Figure scripts

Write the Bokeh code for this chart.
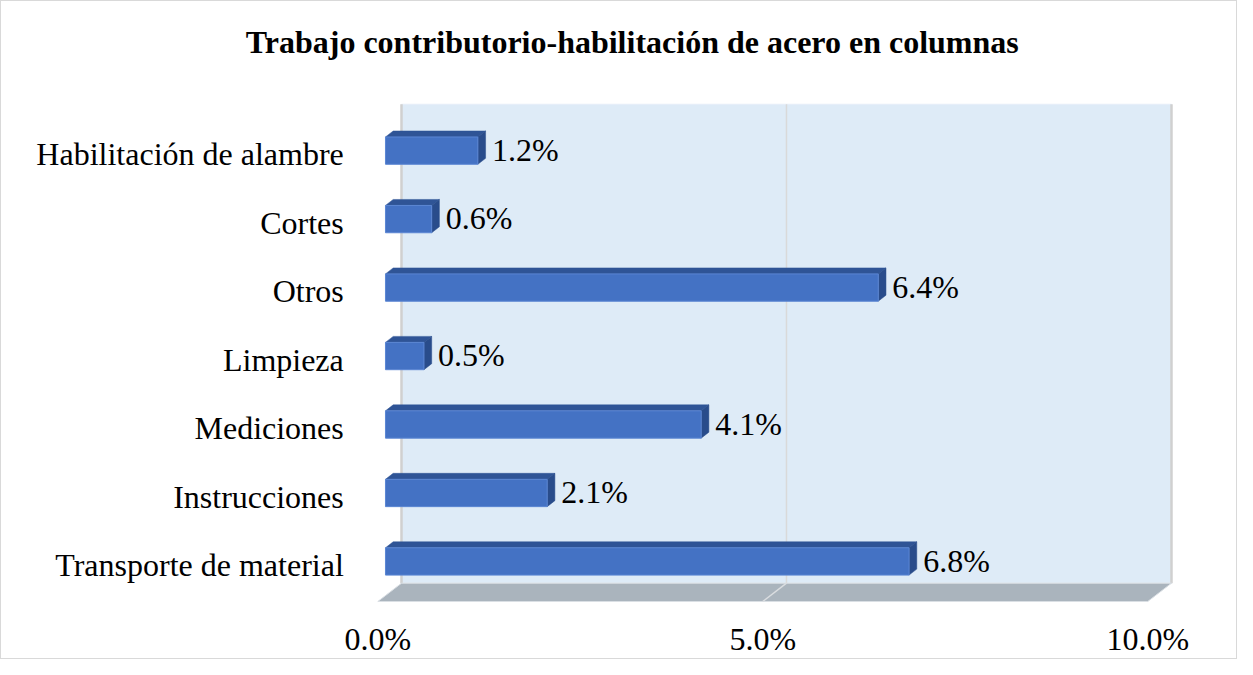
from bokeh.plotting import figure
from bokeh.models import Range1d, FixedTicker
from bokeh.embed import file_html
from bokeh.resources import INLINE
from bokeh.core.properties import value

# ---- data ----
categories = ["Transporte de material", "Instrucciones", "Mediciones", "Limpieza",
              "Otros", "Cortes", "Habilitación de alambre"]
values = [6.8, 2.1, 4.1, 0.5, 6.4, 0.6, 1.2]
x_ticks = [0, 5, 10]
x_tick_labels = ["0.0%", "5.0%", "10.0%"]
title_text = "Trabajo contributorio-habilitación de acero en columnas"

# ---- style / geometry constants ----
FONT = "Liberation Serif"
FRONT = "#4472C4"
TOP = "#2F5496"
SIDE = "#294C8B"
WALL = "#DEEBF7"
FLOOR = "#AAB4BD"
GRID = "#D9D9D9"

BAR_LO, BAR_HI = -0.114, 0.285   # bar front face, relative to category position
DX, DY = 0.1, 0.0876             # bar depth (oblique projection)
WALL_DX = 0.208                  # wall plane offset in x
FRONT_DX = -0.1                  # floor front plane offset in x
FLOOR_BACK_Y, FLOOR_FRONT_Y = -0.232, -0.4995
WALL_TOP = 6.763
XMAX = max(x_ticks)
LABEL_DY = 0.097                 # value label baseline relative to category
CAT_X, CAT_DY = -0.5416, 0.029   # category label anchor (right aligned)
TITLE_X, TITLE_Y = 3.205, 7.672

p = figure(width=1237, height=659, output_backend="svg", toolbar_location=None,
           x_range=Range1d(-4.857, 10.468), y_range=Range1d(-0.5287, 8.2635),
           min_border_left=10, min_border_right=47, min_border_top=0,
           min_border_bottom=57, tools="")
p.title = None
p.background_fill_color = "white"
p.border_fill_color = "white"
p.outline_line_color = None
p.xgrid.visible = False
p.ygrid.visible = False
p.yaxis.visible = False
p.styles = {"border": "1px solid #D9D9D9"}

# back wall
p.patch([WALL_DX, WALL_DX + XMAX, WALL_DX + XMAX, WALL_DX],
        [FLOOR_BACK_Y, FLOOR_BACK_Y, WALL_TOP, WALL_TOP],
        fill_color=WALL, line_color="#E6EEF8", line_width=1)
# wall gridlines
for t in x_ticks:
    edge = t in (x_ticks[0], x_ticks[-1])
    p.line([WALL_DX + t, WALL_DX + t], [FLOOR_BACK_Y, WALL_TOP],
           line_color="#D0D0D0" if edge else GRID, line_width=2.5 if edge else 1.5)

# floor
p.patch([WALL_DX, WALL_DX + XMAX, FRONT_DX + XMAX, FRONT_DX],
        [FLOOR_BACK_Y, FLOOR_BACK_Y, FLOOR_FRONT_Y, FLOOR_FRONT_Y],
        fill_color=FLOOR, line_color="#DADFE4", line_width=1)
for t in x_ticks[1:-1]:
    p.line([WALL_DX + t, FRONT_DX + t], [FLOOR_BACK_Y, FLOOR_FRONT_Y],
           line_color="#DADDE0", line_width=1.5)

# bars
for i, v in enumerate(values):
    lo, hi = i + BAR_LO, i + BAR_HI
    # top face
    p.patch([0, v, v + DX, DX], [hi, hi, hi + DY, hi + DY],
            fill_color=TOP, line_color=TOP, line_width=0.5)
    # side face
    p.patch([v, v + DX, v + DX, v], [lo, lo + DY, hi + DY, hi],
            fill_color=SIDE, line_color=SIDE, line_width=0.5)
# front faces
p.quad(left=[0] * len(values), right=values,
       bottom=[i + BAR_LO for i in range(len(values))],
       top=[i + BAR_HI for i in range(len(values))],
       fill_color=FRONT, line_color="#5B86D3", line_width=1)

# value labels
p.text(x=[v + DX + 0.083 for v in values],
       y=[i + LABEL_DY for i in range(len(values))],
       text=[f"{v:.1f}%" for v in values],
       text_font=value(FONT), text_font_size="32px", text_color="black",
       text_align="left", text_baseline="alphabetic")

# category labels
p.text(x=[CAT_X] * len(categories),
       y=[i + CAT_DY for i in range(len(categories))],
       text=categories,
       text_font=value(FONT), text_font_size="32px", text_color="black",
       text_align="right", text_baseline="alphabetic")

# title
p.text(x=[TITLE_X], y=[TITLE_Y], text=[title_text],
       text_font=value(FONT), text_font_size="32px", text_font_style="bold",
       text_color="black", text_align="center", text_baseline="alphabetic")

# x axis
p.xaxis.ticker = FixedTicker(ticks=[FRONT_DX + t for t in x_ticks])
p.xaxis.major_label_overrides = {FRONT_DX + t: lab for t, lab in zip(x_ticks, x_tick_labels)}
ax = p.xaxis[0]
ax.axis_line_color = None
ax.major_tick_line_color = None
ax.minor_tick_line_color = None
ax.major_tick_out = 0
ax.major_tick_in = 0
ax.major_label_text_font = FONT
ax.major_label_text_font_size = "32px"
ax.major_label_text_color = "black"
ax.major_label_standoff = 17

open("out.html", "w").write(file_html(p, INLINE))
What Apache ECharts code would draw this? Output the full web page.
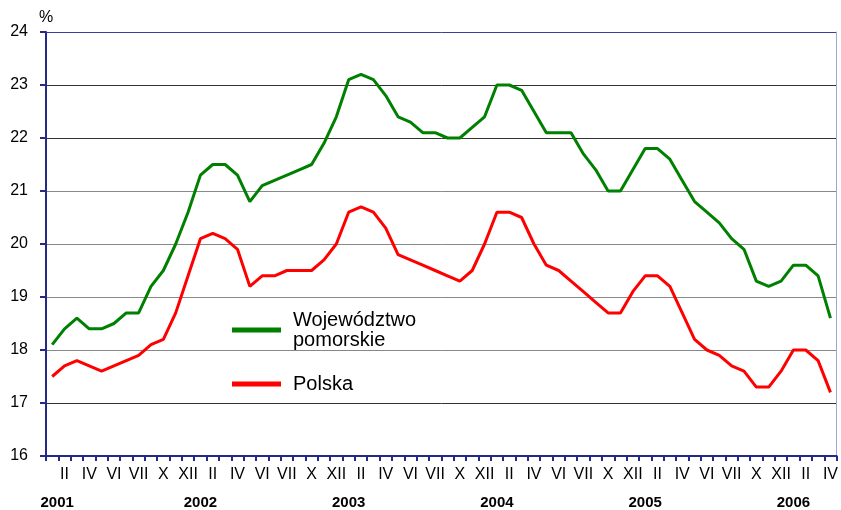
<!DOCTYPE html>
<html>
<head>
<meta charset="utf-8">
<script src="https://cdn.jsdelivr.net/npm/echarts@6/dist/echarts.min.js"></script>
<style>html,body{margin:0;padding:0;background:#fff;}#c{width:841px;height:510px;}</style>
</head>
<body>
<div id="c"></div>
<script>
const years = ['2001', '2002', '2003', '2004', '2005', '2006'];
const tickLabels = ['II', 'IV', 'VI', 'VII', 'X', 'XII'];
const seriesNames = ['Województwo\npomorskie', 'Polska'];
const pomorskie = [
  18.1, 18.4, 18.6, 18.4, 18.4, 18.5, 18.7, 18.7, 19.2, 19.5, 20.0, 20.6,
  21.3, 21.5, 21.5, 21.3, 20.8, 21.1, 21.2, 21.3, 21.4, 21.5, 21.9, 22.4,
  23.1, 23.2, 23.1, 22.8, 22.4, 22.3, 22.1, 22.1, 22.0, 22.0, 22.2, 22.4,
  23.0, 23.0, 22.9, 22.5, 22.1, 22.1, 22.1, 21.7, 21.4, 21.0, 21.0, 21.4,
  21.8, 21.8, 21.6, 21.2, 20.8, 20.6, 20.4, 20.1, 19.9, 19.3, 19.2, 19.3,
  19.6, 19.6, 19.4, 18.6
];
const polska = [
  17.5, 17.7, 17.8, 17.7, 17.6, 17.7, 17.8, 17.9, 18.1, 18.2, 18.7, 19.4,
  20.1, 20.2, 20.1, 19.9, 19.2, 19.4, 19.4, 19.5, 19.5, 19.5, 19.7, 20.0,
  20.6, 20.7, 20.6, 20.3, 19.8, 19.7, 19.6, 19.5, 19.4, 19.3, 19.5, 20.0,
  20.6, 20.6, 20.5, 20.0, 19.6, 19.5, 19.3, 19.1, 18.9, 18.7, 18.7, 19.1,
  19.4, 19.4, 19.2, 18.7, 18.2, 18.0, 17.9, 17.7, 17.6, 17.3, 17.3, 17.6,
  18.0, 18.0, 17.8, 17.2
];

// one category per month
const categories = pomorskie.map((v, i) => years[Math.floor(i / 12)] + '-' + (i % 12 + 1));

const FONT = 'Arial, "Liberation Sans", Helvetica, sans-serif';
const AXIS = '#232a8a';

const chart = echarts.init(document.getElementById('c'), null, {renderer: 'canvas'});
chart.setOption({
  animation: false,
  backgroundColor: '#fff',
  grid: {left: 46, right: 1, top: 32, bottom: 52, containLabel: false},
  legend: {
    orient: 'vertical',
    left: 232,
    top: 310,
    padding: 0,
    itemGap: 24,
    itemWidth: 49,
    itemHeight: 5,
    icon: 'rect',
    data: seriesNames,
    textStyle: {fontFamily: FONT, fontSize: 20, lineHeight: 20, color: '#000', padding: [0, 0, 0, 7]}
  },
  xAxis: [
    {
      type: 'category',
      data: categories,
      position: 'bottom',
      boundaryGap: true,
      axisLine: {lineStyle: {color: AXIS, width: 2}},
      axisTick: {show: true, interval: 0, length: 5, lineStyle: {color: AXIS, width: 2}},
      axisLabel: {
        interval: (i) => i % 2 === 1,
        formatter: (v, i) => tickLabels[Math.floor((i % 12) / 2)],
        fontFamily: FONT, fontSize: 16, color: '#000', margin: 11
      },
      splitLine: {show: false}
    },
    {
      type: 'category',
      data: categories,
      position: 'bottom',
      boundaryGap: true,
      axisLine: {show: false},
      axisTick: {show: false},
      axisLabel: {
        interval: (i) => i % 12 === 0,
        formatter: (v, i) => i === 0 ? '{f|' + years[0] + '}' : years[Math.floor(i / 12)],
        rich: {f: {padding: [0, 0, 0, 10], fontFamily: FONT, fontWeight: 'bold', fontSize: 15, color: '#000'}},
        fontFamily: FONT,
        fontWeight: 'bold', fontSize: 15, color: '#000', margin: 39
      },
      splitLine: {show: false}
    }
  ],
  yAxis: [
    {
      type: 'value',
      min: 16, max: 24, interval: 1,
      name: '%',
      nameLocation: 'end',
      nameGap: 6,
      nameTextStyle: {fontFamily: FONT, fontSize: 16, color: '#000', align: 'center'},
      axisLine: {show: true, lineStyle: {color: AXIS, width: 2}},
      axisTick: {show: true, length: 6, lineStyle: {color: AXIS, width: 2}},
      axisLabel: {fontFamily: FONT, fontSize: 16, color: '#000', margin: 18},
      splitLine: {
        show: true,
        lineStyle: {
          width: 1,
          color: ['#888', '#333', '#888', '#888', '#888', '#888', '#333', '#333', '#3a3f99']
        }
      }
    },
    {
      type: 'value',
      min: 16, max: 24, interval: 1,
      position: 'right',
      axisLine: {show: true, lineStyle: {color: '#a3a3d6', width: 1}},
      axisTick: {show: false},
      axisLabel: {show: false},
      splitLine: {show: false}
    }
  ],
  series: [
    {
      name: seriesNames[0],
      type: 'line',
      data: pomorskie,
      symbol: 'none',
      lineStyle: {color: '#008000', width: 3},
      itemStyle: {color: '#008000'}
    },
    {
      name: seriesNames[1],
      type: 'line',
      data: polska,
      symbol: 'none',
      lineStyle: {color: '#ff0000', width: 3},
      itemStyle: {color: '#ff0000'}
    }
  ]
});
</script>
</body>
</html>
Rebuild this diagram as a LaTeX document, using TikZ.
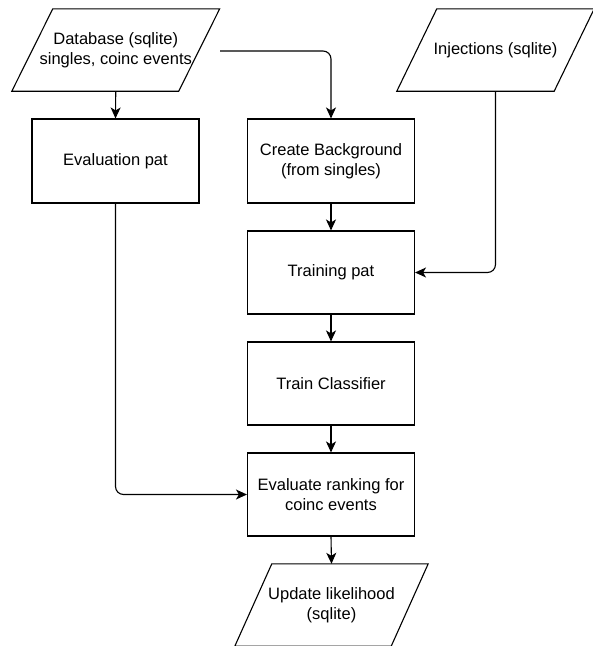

◆ Task details: Include both the line containing "What Apache ECharts" and the line containing "const AXIS = '#232a8a';" when you write out everything between them, exactly. Leave the pictures out.

◆ Task response:
What Apache ECharts code would draw this? Output the full web page.
<!DOCTYPE html>
<html>
<head>
<meta charset="utf-8">
<script src="https://cdn.jsdelivr.net/npm/echarts@6/dist/echarts.min.js"></script>
<style>html,body{margin:0;padding:0;background:#fff;}#c{width:841px;height:510px;}</style>
</head>
<body>
<div id="c"></div>
<script>
const years = ['2001', '2002', '2003', '2004', '2005', '2006'];
const tickLabels = ['II', 'IV', 'VI', 'VII', 'X', 'XII'];
const seriesNames = ['Województwo\npomorskie', 'Polska'];
const pomorskie = [
  18.1, 18.4, 18.6, 18.4, 18.4, 18.5, 18.7, 18.7, 19.2, 19.5, 20.0, 20.6,
  21.3, 21.5, 21.5, 21.3, 20.8, 21.1, 21.2, 21.3, 21.4, 21.5, 21.9, 22.4,
  23.1, 23.2, 23.1, 22.8, 22.4, 22.3, 22.1, 22.1, 22.0, 22.0, 22.2, 22.4,
  23.0, 23.0, 22.9, 22.5, 22.1, 22.1, 22.1, 21.7, 21.4, 21.0, 21.0, 21.4,
  21.8, 21.8, 21.6, 21.2, 20.8, 20.6, 20.4, 20.1, 19.9, 19.3, 19.2, 19.3,
  19.6, 19.6, 19.4, 18.6
];
const polska = [
  17.5, 17.7, 17.8, 17.7, 17.6, 17.7, 17.8, 17.9, 18.1, 18.2, 18.7, 19.4,
  20.1, 20.2, 20.1, 19.9, 19.2, 19.4, 19.4, 19.5, 19.5, 19.5, 19.7, 20.0,
  20.6, 20.7, 20.6, 20.3, 19.8, 19.7, 19.6, 19.5, 19.4, 19.3, 19.5, 20.0,
  20.6, 20.6, 20.5, 20.0, 19.6, 19.5, 19.3, 19.1, 18.9, 18.7, 18.7, 19.1,
  19.4, 19.4, 19.2, 18.7, 18.2, 18.0, 17.9, 17.7, 17.6, 17.3, 17.3, 17.6,
  18.0, 18.0, 17.8, 17.2
];

// one category per month
const categories = pomorskie.map((v, i) => years[Math.floor(i / 12)] + '-' + (i % 12 + 1));

const FONT = 'Arial, "Liberation Sans", Helvetica, sans-serif';
const AXIS = '#232a8a';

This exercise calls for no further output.